Divagar es la mejor forma.

Es difícil definir lo que nunca se ha dicho, lo que nunca se dirá. Es difícil asentir cuando quieres negar. Es difícil callar cuando lo que más deseas es alzar la voz y gritarle a todos que es lo que verdaderamente piensas. En un mundo dónde cada paso lo calcula una máquina invisible instaurada en cada par de ojos que te observan, es difícil pensar con claridad cuál será tu siguiente destino o, incluso, cuál es el de ahora. Estoy cansada. Cansada del mundo, cansada de las personas, cansada de los suspiros, cansada…

Siempre he dicho que respirar es lo mejor que se puede hacer ante situaciones difíciles pero hay algunas, y aquí hago la excepción (no siendo esta “la que confirma la regla”, como muchos me alentarían a decir), dónde respirar no sirve. Tienes que gritar, reír, llorar, saltar, amar…

Amar. Qué bonita queda esa palabra en sus labios. Abre y cierra la boca, terminando el sonido con una suave reverberación con la lengua que hipnotiza los sentidos.

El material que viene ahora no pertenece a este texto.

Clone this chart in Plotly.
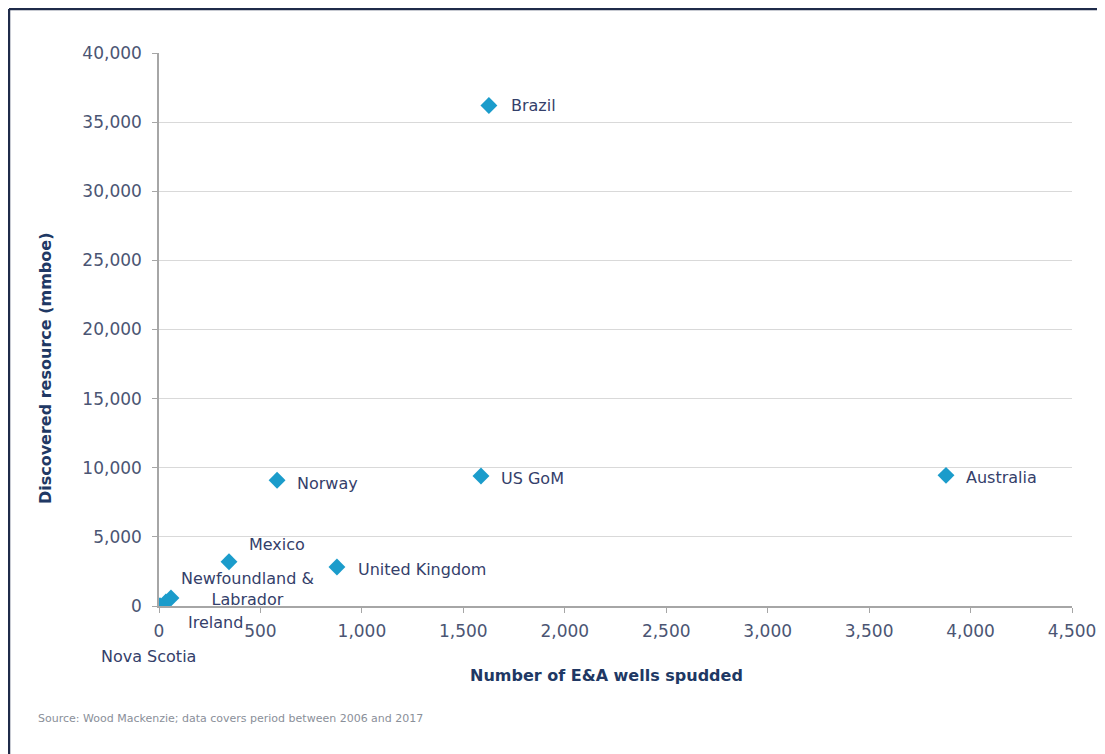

Sé que no debería pensar en él de esa manera. Él está prohibido pero (y en esto si me uno a las masas) los amores prohibidos son los mejores por la intensidad de cada latido que el pobre corazón se ve obligado a dar y los peores por el dolor que causan esos mismos latidos en un cuerpo que está cansado de añorar.

Sé que divago. Me doy perfecta cuenta de que no sigo el hilo de lo que escribo, pero, y ahí va un secretito, no me guío por lo que debiera. Me guío por lo que siento, por lo que pienso. Escribo cuando quiero y pienso que es la mejor manera de comunicar. En un mundo dónde cada paso lo calcula una máquina invisible instaurada en cada par de ojos que te observan, es difícil sentir porque quieres y no porque debes.

En un mundo dónde…
Perdón, creo que me estoy repitiendo.